Living four miles from the beach, 20 minutes south of west palm, I’m naturally a bit concerned. However, it seems the models have all changed yet none of the talking heads or the weather sites have any real information on why. That storm has not made a significant jog northwest, (despite it’s more northerly recent track), from long term animations. Why do they suddenly expect it to bugger off north? Is there a wind sheer they aren’t mentioning?

On last night’s weather news they mentioned that there was a large high pressure system over the mid Atlantic and another one over the Midwest which left a north-south alley for the hurricane to move into.

Fortunately (for you) that meant that it would miss Florida and hit the Carolinas instead… however they also said it could suddenly change direction, so it sounds like there is a certain amount of guessing going on here.

And that “alley” is typically present in summer here, and thus the storms go charging by to the north off the coast. On rare occasions tho they’ll hit at an oblique angle and impact our coast.

Thanks, that makes sense.

The local anecdote up here in NC is that the Florida Chamber of Commerce has mounted a large sign offshore from Key Biscayne that says. “HURRICANES TURN RIGHT HERE / CAROLINA COAST —>”


Since there has already been a serious answer, I guess I can propose:

What is keeping this hurricane away from FL? Well, God of course. FL = no SSM. NY = legal SSM. Where is the hurricane headed? Coincidence? I think not!

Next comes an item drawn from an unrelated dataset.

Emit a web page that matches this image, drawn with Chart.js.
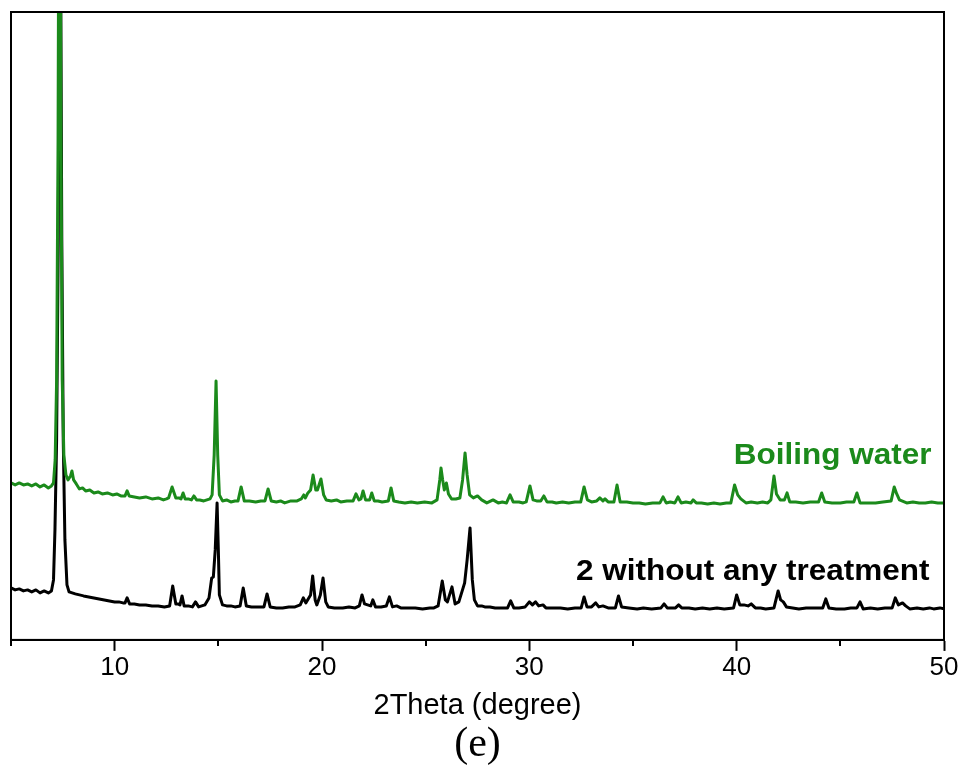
<!DOCTYPE html>
<html>
<head>
<meta charset="utf-8">
<script src="https://cdn.jsdelivr.net/npm/chart.js@4"></script>
<style>
  html, body { margin: 0; padding: 0; background: #fff; }
  #wrap { width: 962px; height: 773px; }
</style>
</head>
<body>
<div id="wrap"><canvas id="xrd"></canvas></div>
<script>
// PXRD patterns, 2θ (degree) vs. intensity (a.u., offset for display)
const boilingWater = [
  [5.00,157],[5.2,155],[5.4,157],[5.6,155],[5.8,156],[6.0,154],[6.2,156],[6.4,153],[6.6,155],[6.8,152],[6.95,154],[7.05,157],
  [7.13,180],[7.2,260],[7.27,500],[7.34,1000],[7.41,500],[7.47,260],[7.55,185],[7.65,165],
  [7.75,160],[7.87,164],[7.94,169],[8.02,160],[8.15,156],[8.3,151],[8.45,152],[8.6,149],[8.8,150],[9.0,147],
  [9.2,148],[9.4,146],[9.65,147],[9.9,145],[10.1,146],[10.3,144],[10.5,144],[10.6,149],[10.7,144],[10.95,143],[11.2,142],[11.5,143],[11.8,141],
  [12.1,142],[12.35,140],[12.5,141],[12.6,142],[12.77,153],[12.95,142],[13.1,142],[13.2,141],[13.3,147],[13.4,141],
  [13.55,141],[13.7,140],[13.82,144],[13.95,140],[14.1,140],[14.3,139],[14.45,140],[14.6,141],
  [14.7,145],[14.8,185],[14.89,259],[14.97,185],[15.05,145],[15.2,139],[15.4,140],[15.6,138],[15.8,139],
  [15.95,139],[16.1,153],[16.25,139],[16.5,139],[16.8,138],[17.05,139],[17.25,139],[17.4,151],[17.55,139],
  [17.8,138],[18.0,139],[18.2,137],[18.5,139],[18.8,139],[19.0,141],[19.12,145],[19.2,142],[19.32,147],
  [19.45,150],[19.57,165],[19.7,150],[19.78,150],[19.95,161],[20.08,145],[20.2,140],
  [20.45,139],[20.7,140],[20.9,138],[21.2,139],[21.5,139],[21.64,146],[21.78,140],[21.88,141],[21.98,149],[22.1,140],
  [22.3,140],[22.4,147],[22.52,139],[22.7,139],[22.9,138],[23.2,139],[23.33,152],[23.46,139],
  [23.7,138],[24.0,137],[24.3,138],[24.6,137],[24.95,138],[25.3,137],
  [25.55,140],[25.68,160],[25.74,172],[25.82,160],[25.9,150],[26.0,157],[26.1,146],[26.25,141],
  [26.45,141],[26.65,142],[26.78,160],[26.9,187],[27.0,165],[27.12,145],
  [27.3,142],[27.5,144],[27.7,140],[27.95,137],[28.25,140],[28.5,137],
  [28.7,138],[28.9,137],[29.07,145],[29.22,138],[29.5,138],[29.7,137],[29.85,138],[30.03,154],[30.18,140],
  [30.35,139],[30.55,139],[30.7,144],[30.85,138],[31.1,138],[31.3,137],[31.6,138],[31.9,137],[32.2,138],
  [32.48,138],[32.64,153],[32.8,140],[33.0,138],[33.25,139],[33.4,142],[33.55,139],[33.65,141],[33.8,138],
  [34.08,138],[34.23,155],[34.38,138],[34.7,138],[35.0,137],[35.3,137],[35.6,136],[35.95,137],
  [36.3,137],[36.45,143],[36.6,137],[36.8,138],[37.02,137],[37.17,143],[37.32,137],
  [37.55,138],[37.8,137],[37.9,140],[38.05,137],[38.3,137],[38.6,136],[38.9,137],[39.2,136],[39.5,137],
  [39.72,137],[39.9,155],[40.05,145],[40.2,141],[40.45,137],[40.7,138],[41.0,137],[41.25,138],[41.5,137],
  [41.65,140],[41.8,164],[41.92,146],[42.1,140],[42.3,140],[42.43,147],[42.56,138],
  [42.85,138],[43.2,137],[43.55,138],[43.95,138],[44.1,147],[44.25,138],[44.6,137],[45.0,137],[45.3,138],
  [45.65,138],[45.8,147],[45.95,137],[46.3,137],[46.7,137],[47.05,138],
  [47.45,139],[47.6,153],[47.72,146],[47.85,140],[48.2,137],[48.5,138],[48.8,137],[49.1,137],[49.4,138],[49.7,137],[50.0,137]
];

const untreated = [
  [5.0,52],[5.2,50],[5.4,51],[5.6,49],[5.8,50],[6.0,48],[6.2,50],[6.4,47],[6.6,49],[6.8,47],[6.95,49],[7.05,60],[7.12,110],[7.2,200],
  [7.28,400],[7.36,850],[7.45,400],[7.52,200],[7.6,100],[7.7,55],[7.8,48],[7.95,47],[8.1,46],[8.3,45],[8.5,44],[8.75,43],
  [9.0,42],[9.25,41],[9.5,40],[9.75,39],[10.0,38],[10.2,38],[10.4,37],[10.5,37],[10.6,42],[10.72,36],[10.95,36],[11.2,35],[11.5,35],[11.8,34],
  [12.1,34],[12.4,33],[12.65,34],[12.8,54],[12.95,36],[13.05,36],[13.15,35],[13.25,44],[13.35,34],
  [13.55,34],[13.75,33],[13.9,38],[14.05,33],[14.2,34],[14.35,35],[14.55,42],[14.68,62],[14.76,63],
  [14.85,90],[14.94,137],[15.0,90],[15.05,45],[15.2,35],[15.4,34],[15.6,34],[15.8,33],
  [16.05,34],[16.2,52],[16.35,34],[16.6,33],[16.9,33],[17.2,33],[17.35,46],[17.5,33],[17.8,32],[18.1,32],[18.4,33],[18.7,33],
  [18.95,35],[19.1,42],[19.22,37],[19.45,45],[19.55,64],[19.67,40],[19.75,35],
  [19.92,45],[20.05,62],[20.18,38],[20.3,33],[20.6,32],[21.0,32],[21.3,33],[21.6,32],
  [21.8,34],[21.93,45],[22.05,36],[22.2,35],[22.35,34],[22.45,40],[22.58,33],[22.85,33],
  [23.1,34],[23.25,43],[23.4,33],[23.6,34],[23.8,32],[24.1,32],[24.5,32],[24.85,31],[25.2,32],[25.4,32],
  [25.6,34],[25.8,59],[25.95,40],[26.05,38],[26.27,53],[26.42,36],
  [26.6,38],[26.88,57],[27.0,80],[27.14,112],[27.25,60],[27.35,40],[27.5,34],
  [27.7,34],[27.85,33],[28.1,33],[28.35,32],[28.6,32],[28.95,32],[29.1,39],[29.25,32],
  [29.5,32],[29.8,33],[30.0,38],[30.15,35],[30.3,38],[30.45,34],[30.66,35],[30.8,32],
  [31.1,32],[31.5,32],[31.85,31],[32.2,32],[32.5,32],[32.64,43],[32.78,33],
  [33.0,33],[33.2,37],[33.35,33],[33.55,34],[33.8,32],
  [34.15,32],[34.3,44],[34.45,33],[34.8,32],[35.2,31],[35.5,32],[35.9,31],
  [36.35,32],[36.5,36],[36.65,32],[36.85,32],[37.05,32],[37.2,35],[37.35,32],
  [37.7,32],[38.0,31],[38.35,32],[38.7,31],[39.05,32],[39.4,31],[39.85,32],[40.0,45],[40.15,35],
  [40.35,35],[40.55,34],[40.7,36],[40.9,32],[41.15,32],[41.4,31],[41.8,32],
  [42.0,49],[42.12,40],[42.25,38],[42.4,33],[42.7,32],[43.0,31],[43.35,32],[43.7,32],
  [44.15,32],[44.3,41],[44.45,32],[44.8,31],[45.2,31],[45.5,32],[45.8,32],[45.95,38],[46.1,31],[46.45,32],[46.8,31],[47.15,32],
  [47.5,32],[47.65,42],[47.8,35],[48.0,37],[48.15,34],[48.35,31],[48.7,32],[49.0,31],[49.3,32],[49.5,31],[49.8,32],[50.0,31]
];

const majorTicks = [10, 20, 30, 40, 50];
const minorTicks = [5, 15, 25, 35, 45];

const GREEN = '#1b8a1b';

const traceLabels = [
  { text: 'Boiling water', x: 49.4, y: 176, color: GREEN },
  { text: '2 without any treatment', x: 49.3, y: 60, color: '#000000' }
];

// frame around the plot area plus the short minor ticks on the 2θ axis
const framePlugin = {
  id: 'frame',
  afterDraw(chart) {
    const { ctx, chartArea: a, scales } = chart;
    ctx.save();
    ctx.strokeStyle = '#000';
    ctx.lineWidth = 2;
    ctx.strokeRect(a.left, a.top, a.right - a.left, a.bottom - a.top);
    ctx.beginPath();
    minorTicks.forEach(v => {
      const px = Math.round(scales.x.getPixelForValue(v));
      ctx.moveTo(px, a.bottom);
      ctx.lineTo(px, a.bottom + 6);
    });
    ctx.stroke();
    ctx.restore();
  }
};

// curve names written next to each trace
const traceLabelPlugin = {
  id: 'traceLabels',
  afterDatasetsDraw(chart) {
    const { ctx, scales } = chart;
    ctx.save();
    ctx.font = 'bold 30px "Liberation Sans", Arial, sans-serif';
    ctx.textAlign = 'right';
    ctx.textBaseline = 'alphabetic';
    traceLabels.forEach(l => {
      const px = scales.x.getPixelForValue(l.x);
      const py = scales.y.getPixelForValue(l.y);
      ctx.fillStyle = l.color;
      ctx.save();
      ctx.translate(px, py);
      ctx.scale(1.05, 1);
      ctx.fillText(l.text, 0, 0);
      ctx.restore();
    });
    ctx.restore();
  }
};

const toPoints = arr => arr.map(([x, y]) => ({ x, y }));

new Chart(document.getElementById('xrd'), {
  type: 'line',
  data: {
    datasets: [
      { label: 'Boiling water', data: toPoints(boilingWater), borderColor: GREEN,
        borderWidth: 3, pointRadius: 0, tension: 0, borderJoinStyle: 'round', order: 0 },
      { label: '2 without any treatment', data: toPoints(untreated), borderColor: '#000',
        borderWidth: 3, pointRadius: 0, tension: 0, borderJoinStyle: 'round', order: 1 }
    ]
  },
  options: {
    responsive: true,
    maintainAspectRatio: false,
    animation: false,
    layout: { padding: { left: 11, right: 18, top: 12, bottom: 6 } },
    plugins: {
      legend: { display: false },
      tooltip: { enabled: false },
      subtitle: {
        display: true,
        position: 'bottom',
        text: '(e)',
        color: '#000',
        font: { family: '"Liberation Serif", "Times New Roman", serif', size: 42, weight: 'normal', lineHeight: 1.05 },
        padding: { top: 0, bottom: 0 }
      }
    },
    scales: {
      x: {
        type: 'linear',
        min: 5,
        max: 50,
        afterBuildTicks: scale => {
          scale.ticks = majorTicks.map(v => ({ value: v }));
        },
        ticks: {
          color: '#000',
          font: { family: '"Liberation Sans", Arial, sans-serif', size: 26 },
          padding: 1,
          maxRotation: 0,
          autoSkip: false
        },
        grid: {
          drawOnChartArea: false,
          drawTicks: true,
          tickLength: 11,
          tickWidth: 2,
          tickColor: '#000'
        },
        border: { display: true, color: '#000', width: 2 },
        title: {
          display: true,
          text: '2Theta (degree)',
          color: '#000',
          font: { family: '"Liberation Sans", Arial, sans-serif', size: 29 },
          padding: { top: 4, bottom: 0 }
        }
      },
      y: {
        display: false,
        min: 0,
        max: 628
      }
    }
  },
  plugins: [framePlugin, traceLabelPlugin]
});
</script>
</body>
</html>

And the earthquake? That was because somebody gay-married an abortion.

Irene heard that OJ Simpson was playing golf in Florida, and wanted to stay far away from him. :slight_smile:

This is from the NOAA discussion on Irene, 5am EDT, 8/25:

“The initial motion continues to be about 315/10. There has been no change to the track forecast reasoning. Irene should turn northward as it moves through a break in the subtropical ridge during the next 48 hours. Thereafter…a shortwave trough moving through the Great Lakes is likely to turn the hurricane toward the north-northeast. In the latter part of the forecast period…global models show the shortwave bypassing Irene and the hurricane becoming embedded within a broad and slow-moving mid-tropospheric trough over the eastern United States. This steering pattern should prevent Irene from moving well offshore of the northeastern states.”

So the storm will be basically sucked in behind the ridge off the coast, like a plastic bag behind a moving car. Then a trough coming into the east coast will push it further off to the northeast.

Right now (9:30am EDT), the satellite pics and motion sure makes it look like it’s aiming straight at Florida. However, all the computer models are in very close agreement at it hitting first the Outer Banks. After that, they diverge stretching from NJ to CT.

If you watch the Tropical Update, especially when (swoon) Jim Cantore is giving the update (it’s at :50 past the hour every hour), this question may have been answered for you. If you are really interested in tracking and learning about hurricanes, please do not waste your time with CNN, MSNBC, Fox, or HLN. None of those are weather people. Stick to the Weather Channel. That’s what they do.

Alternatively, you can get all kinds of information directly from the National Hurricane Center, including discussions about why certain models project going in this direction or that. Basically, from what I saw, there’s a big high pressure system pushing down from the north that sort of shifted the path off to the right a bit.

The latest tracking forecast has indeed shifted the track west (after several days of eastward shifts). So it’s not turning north as fast as had been thought.

I like to track things at Weather Underground. For real tropics geekiness, follow the discussion at Dr. Jeff Master’s blog on the right of this page:


There’s the usual group of Internet message board clowns, but also some people who really know their stuff and post good charts and data (and pics!) on a rapid fire basis.